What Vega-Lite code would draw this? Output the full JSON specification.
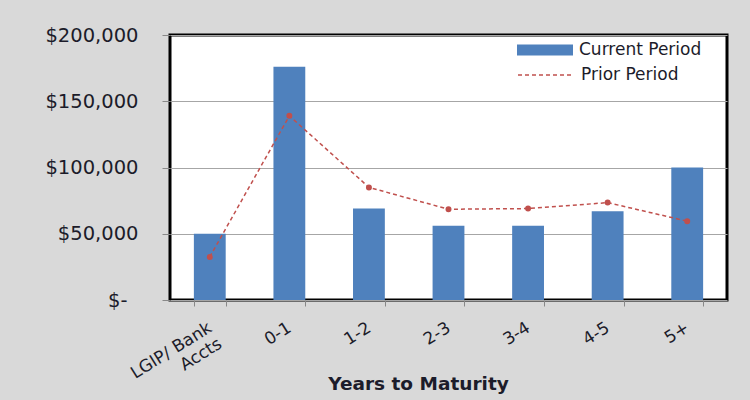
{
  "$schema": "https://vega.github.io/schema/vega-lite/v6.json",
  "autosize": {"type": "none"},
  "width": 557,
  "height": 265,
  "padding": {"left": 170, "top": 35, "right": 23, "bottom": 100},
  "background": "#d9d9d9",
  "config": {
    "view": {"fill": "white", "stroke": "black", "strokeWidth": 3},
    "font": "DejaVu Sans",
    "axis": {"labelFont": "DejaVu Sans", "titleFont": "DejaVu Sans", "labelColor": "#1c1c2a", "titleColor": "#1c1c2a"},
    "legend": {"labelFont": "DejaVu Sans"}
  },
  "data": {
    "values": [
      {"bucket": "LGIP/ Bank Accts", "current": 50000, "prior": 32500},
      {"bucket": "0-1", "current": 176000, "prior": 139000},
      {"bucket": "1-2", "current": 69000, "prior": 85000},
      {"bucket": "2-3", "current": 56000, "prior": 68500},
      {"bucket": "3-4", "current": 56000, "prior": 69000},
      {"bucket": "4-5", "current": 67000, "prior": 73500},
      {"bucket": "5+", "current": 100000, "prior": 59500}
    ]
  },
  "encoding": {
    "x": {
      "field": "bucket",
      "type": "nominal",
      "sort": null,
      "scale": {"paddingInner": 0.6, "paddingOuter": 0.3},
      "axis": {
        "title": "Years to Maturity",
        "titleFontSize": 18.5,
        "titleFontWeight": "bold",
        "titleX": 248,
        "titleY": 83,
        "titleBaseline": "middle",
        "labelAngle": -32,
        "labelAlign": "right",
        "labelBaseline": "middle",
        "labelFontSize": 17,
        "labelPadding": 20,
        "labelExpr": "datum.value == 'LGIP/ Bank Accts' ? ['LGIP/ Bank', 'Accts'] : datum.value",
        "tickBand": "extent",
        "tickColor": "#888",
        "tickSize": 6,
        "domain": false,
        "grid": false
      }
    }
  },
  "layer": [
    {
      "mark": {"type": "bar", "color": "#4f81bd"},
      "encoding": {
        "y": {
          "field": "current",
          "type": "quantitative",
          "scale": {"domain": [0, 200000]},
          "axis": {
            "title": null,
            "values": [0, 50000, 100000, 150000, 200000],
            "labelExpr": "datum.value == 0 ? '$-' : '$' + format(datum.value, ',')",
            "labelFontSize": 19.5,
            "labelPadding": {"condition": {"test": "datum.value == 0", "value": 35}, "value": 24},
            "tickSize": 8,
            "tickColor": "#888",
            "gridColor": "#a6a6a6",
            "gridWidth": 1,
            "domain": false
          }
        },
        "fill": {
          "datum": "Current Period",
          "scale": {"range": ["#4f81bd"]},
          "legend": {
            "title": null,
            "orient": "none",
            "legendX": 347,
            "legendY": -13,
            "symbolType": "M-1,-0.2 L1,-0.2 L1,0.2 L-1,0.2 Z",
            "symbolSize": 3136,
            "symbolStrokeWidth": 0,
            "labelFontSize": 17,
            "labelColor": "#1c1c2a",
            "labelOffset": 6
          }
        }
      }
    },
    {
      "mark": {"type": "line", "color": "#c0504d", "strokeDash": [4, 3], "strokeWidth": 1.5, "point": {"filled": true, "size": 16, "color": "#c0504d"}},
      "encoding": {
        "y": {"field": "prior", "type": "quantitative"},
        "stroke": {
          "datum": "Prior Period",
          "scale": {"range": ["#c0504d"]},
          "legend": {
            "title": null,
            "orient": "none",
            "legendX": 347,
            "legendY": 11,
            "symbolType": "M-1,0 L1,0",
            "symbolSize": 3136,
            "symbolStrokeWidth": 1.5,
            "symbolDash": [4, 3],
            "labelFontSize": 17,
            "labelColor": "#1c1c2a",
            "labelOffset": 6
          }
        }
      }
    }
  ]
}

_ _ _ _ _

> _TASK STATEMENT_
Write the listing above out again exactly, dropping each image.

> _ANSWER TO THIS PROBLEM_
What Vega-Lite code would draw this? Output the full JSON specification.
{
  "$schema": "https://vega.github.io/schema/vega-lite/v6.json",
  "autosize": {"type": "none"},
  "width": 557,
  "height": 265,
  "padding": {"left": 170, "top": 35, "right": 23, "bottom": 100},
  "background": "#d9d9d9",
  "config": {
    "view": {"fill": "white", "stroke": "black", "strokeWidth": 3},
    "font": "DejaVu Sans",
    "axis": {"labelFont": "DejaVu Sans", "titleFont": "DejaVu Sans", "labelColor": "#1c1c2a", "titleColor": "#1c1c2a"},
    "legend": {"labelFont": "DejaVu Sans"}
  },
  "data": {
    "values": [
      {"bucket": "LGIP/ Bank Accts", "current": 50000, "prior": 32500},
      {"bucket": "0-1", "current": 176000, "prior": 139000},
      {"bucket": "1-2", "current": 69000, "prior": 85000},
      {"bucket": "2-3", "current": 56000, "prior": 68500},
      {"bucket": "3-4", "current": 56000, "prior": 69000},
      {"bucket": "4-5", "current": 67000, "prior": 73500},
      {"bucket": "5+", "current": 100000, "prior": 59500}
    ]
  },
  "encoding": {
    "x": {
      "field": "bucket",
      "type": "nominal",
      "sort": null,
      "scale": {"paddingInner": 0.6, "paddingOuter": 0.3},
      "axis": {
        "title": "Years to Maturity",
        "titleFontSize": 18.5,
        "titleFontWeight": "bold",
        "titleX": 248,
        "titleY": 83,
        "titleBaseline": "middle",
        "labelAngle": -32,
        "labelAlign": "right",
        "labelBaseline": "middle",
        "labelFontSize": 17,
        "labelPadding": 20,
        "labelExpr": "datum.value == 'LGIP/ Bank Accts' ? ['LGIP/ Bank', 'Accts'] : datum.value",
        "tickBand": "extent",
        "tickColor": "#888",
        "tickSize": 6,
        "domain": false,
        "grid": false
      }
    }
  },
  "layer": [
    {
      "mark": {"type": "bar", "color": "#4f81bd"},
      "encoding": {
        "y": {
          "field": "current",
          "type": "quantitative",
          "scale": {"domain": [0, 200000]},
          "axis": {
            "title": null,
            "values": [0, 50000, 100000, 150000, 200000],
            "labelExpr": "datum.value == 0 ? '$-' : '$' + format(datum.value, ',')",
            "labelFontSize": 19.5,
            "labelPadding": {"condition": {"test": "datum.value == 0", "value": 35}, "value": 24},
            "tickSize": 8,
            "tickColor": "#888",
            "gridColor": "#a6a6a6",
            "gridWidth": 1,
            "domain": false
          }
        },
        "fill": {
          "datum": "Current Period",
          "scale": {"range": ["#4f81bd"]},
          "legend": {
            "title": null,
            "orient": "none",
            "legendX": 347,
            "legendY": -13,
            "symbolType": "M-1,-0.2 L1,-0.2 L1,0.2 L-1,0.2 Z",
            "symbolSize": 3136,
            "symbolStrokeWidth": 0,
            "labelFontSize": 17,
            "labelColor": "#1c1c2a",
            "labelOffset": 6
          }
        }
      }
    },
    {
      "mark": {"type": "line", "color": "#c0504d", "strokeDash": [4, 3], "strokeWidth": 1.5, "point": {"filled": true, "size": 16, "color": "#c0504d"}},
      "encoding": {
        "y": {"field": "prior", "type": "quantitative"},
        "stroke": {
          "datum": "Prior Period",
          "scale": {"range": ["#c0504d"]},
          "legend": {
            "title": null,
            "orient": "none",
            "legendX": 347,
            "legendY": 11,
            "symbolType": "M-1,0 L1,0",
            "symbolSize": 3136,
            "symbolStrokeWidth": 1.5,
            "symbolDash": [4, 3],
            "labelFontSize": 17,
            "labelColor": "#1c1c2a",
            "labelOffset": 6
          }
        }
      }
    }
  ]
}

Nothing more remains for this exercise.